INFORMATION SUPPLIED >>
_ _ _ _ _ _ _

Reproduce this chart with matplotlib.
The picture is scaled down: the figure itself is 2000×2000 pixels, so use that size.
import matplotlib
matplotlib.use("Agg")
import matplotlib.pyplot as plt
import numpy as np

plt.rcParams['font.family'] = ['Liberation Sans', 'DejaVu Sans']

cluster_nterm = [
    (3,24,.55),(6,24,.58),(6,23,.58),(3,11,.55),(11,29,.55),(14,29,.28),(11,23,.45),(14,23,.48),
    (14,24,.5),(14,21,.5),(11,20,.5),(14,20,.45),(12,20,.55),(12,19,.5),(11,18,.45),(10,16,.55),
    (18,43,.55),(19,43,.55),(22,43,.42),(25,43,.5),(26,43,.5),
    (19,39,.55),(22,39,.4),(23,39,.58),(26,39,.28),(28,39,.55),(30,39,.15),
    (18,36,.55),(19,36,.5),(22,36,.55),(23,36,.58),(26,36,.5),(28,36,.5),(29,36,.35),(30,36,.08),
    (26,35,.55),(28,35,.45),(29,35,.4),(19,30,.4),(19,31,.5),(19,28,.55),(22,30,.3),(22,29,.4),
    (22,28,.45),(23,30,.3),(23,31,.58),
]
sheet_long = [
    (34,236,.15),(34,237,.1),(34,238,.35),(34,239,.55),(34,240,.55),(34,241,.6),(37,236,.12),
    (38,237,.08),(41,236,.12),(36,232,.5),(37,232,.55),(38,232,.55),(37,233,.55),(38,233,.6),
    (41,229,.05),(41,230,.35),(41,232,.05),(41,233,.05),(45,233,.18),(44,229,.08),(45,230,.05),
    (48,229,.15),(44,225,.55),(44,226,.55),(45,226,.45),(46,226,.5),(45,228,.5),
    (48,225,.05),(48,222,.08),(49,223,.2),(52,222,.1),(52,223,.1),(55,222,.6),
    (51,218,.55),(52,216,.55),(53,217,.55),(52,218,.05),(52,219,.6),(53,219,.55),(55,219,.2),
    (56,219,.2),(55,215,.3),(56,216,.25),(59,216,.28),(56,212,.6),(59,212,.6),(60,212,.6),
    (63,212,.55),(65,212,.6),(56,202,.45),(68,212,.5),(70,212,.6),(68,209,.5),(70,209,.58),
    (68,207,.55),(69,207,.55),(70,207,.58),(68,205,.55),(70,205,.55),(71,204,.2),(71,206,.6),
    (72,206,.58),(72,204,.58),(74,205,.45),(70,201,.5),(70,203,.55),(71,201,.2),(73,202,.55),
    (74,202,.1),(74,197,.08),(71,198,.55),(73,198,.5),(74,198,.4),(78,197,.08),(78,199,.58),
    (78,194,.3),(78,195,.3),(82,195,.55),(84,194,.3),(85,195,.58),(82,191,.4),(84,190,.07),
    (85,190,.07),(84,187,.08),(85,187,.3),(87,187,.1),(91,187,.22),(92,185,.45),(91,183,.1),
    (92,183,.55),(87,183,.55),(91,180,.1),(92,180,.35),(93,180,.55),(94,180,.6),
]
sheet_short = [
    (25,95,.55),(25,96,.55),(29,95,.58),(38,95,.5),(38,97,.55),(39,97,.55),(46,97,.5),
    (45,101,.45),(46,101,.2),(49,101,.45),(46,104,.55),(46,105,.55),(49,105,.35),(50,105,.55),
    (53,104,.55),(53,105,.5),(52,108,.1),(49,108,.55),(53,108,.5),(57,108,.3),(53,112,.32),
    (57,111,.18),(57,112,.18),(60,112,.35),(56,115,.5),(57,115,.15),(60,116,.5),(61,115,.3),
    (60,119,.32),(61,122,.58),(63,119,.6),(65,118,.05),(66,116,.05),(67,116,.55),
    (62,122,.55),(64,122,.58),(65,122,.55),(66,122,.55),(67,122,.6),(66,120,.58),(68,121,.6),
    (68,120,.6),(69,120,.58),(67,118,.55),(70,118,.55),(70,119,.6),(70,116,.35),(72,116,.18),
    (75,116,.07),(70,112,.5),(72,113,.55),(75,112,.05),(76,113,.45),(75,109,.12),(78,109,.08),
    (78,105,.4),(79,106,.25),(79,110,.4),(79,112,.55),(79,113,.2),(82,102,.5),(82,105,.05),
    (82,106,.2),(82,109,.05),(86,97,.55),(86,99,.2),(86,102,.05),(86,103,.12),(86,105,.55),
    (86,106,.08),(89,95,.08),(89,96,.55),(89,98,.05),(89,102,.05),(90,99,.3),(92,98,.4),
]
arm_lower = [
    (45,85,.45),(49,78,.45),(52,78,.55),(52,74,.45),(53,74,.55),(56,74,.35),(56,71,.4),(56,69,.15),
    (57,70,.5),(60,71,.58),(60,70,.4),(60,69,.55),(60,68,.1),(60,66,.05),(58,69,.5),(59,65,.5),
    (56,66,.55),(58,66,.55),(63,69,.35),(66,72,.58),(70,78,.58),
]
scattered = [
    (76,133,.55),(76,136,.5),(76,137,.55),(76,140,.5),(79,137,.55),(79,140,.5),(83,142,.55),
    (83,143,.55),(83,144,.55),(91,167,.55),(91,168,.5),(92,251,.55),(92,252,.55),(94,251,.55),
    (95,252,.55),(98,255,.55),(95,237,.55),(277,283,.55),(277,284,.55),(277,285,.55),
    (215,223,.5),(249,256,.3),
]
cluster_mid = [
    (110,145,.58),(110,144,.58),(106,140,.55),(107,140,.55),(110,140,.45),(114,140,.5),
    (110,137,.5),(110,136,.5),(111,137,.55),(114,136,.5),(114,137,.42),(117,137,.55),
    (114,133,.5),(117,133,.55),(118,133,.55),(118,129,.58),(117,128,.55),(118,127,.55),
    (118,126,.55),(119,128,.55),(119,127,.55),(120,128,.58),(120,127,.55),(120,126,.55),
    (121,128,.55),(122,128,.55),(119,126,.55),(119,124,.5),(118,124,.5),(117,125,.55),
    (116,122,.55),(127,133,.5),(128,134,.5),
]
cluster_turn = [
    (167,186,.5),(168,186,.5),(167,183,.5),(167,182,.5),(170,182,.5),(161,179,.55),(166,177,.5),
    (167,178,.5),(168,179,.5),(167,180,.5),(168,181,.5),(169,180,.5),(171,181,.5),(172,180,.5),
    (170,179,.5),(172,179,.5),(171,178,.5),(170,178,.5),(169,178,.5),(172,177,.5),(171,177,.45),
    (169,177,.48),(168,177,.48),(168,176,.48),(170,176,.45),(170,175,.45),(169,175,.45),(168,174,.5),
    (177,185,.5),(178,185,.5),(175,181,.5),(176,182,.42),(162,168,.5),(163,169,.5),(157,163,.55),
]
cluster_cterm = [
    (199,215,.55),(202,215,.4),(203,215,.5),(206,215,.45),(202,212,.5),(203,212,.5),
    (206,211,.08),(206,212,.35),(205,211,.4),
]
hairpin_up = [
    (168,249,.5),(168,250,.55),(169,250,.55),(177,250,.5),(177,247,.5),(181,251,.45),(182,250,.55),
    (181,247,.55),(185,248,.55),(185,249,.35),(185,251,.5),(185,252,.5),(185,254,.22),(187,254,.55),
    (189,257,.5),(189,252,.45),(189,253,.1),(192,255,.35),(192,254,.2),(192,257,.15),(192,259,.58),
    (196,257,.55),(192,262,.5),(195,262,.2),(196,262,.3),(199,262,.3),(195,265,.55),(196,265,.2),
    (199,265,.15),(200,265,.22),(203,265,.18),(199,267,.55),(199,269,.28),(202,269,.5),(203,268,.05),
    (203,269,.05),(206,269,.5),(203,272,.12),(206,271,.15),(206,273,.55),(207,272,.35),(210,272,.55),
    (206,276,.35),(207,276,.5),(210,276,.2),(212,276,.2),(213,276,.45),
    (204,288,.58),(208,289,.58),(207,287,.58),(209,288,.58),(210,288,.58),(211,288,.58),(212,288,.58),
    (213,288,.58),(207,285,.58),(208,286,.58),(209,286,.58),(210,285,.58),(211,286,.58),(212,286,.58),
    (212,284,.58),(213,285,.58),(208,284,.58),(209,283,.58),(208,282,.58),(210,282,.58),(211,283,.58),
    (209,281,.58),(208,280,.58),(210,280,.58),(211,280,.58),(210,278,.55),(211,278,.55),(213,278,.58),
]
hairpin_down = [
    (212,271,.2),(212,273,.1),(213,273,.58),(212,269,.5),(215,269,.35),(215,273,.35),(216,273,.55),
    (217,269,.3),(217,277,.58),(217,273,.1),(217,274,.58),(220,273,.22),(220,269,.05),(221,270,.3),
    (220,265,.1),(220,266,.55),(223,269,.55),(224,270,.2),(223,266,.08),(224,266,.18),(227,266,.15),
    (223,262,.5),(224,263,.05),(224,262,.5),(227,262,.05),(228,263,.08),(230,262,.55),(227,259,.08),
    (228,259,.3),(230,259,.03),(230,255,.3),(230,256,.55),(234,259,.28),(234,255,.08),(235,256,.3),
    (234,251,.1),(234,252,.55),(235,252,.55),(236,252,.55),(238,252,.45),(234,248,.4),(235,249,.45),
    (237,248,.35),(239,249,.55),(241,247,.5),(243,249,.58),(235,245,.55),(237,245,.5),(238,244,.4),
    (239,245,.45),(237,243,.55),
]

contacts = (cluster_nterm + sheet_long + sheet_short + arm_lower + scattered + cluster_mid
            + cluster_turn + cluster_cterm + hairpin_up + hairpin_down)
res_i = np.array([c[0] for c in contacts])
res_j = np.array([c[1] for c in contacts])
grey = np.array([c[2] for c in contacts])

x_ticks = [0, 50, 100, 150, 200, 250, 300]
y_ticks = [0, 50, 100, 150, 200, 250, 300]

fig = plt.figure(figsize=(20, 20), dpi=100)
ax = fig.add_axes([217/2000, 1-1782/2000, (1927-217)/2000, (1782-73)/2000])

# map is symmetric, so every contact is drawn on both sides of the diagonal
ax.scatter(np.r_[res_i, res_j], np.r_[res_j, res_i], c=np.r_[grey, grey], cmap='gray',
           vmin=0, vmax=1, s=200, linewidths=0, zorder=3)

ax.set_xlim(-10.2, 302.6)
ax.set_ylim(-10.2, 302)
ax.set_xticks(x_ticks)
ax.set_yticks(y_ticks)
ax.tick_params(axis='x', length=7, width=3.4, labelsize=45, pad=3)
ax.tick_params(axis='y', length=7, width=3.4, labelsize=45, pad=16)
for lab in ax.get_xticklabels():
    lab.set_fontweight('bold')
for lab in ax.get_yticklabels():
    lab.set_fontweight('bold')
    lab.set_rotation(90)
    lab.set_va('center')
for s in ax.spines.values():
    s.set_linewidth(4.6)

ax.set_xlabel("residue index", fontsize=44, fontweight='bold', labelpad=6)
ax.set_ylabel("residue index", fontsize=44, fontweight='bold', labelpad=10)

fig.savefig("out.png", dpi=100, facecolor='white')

_ _ _ _ _ _ _

TASK STATEMENT >> Return exactly the leading lines of the listing, stopping after the line in which "plt.rcParams['font.family'] = ['Liberation" occurs.

CORRECT ANSWER >>
Reproduce this chart with matplotlib.
The picture is scaled down: the figure itself is 2000×2000 pixels, so use that size.
import matplotlib
matplotlib.use("Agg")
import matplotlib.pyplot as plt
import numpy as np

plt.rcParams['font.family'] = ['Liberation Sans', 'DejaVu Sans']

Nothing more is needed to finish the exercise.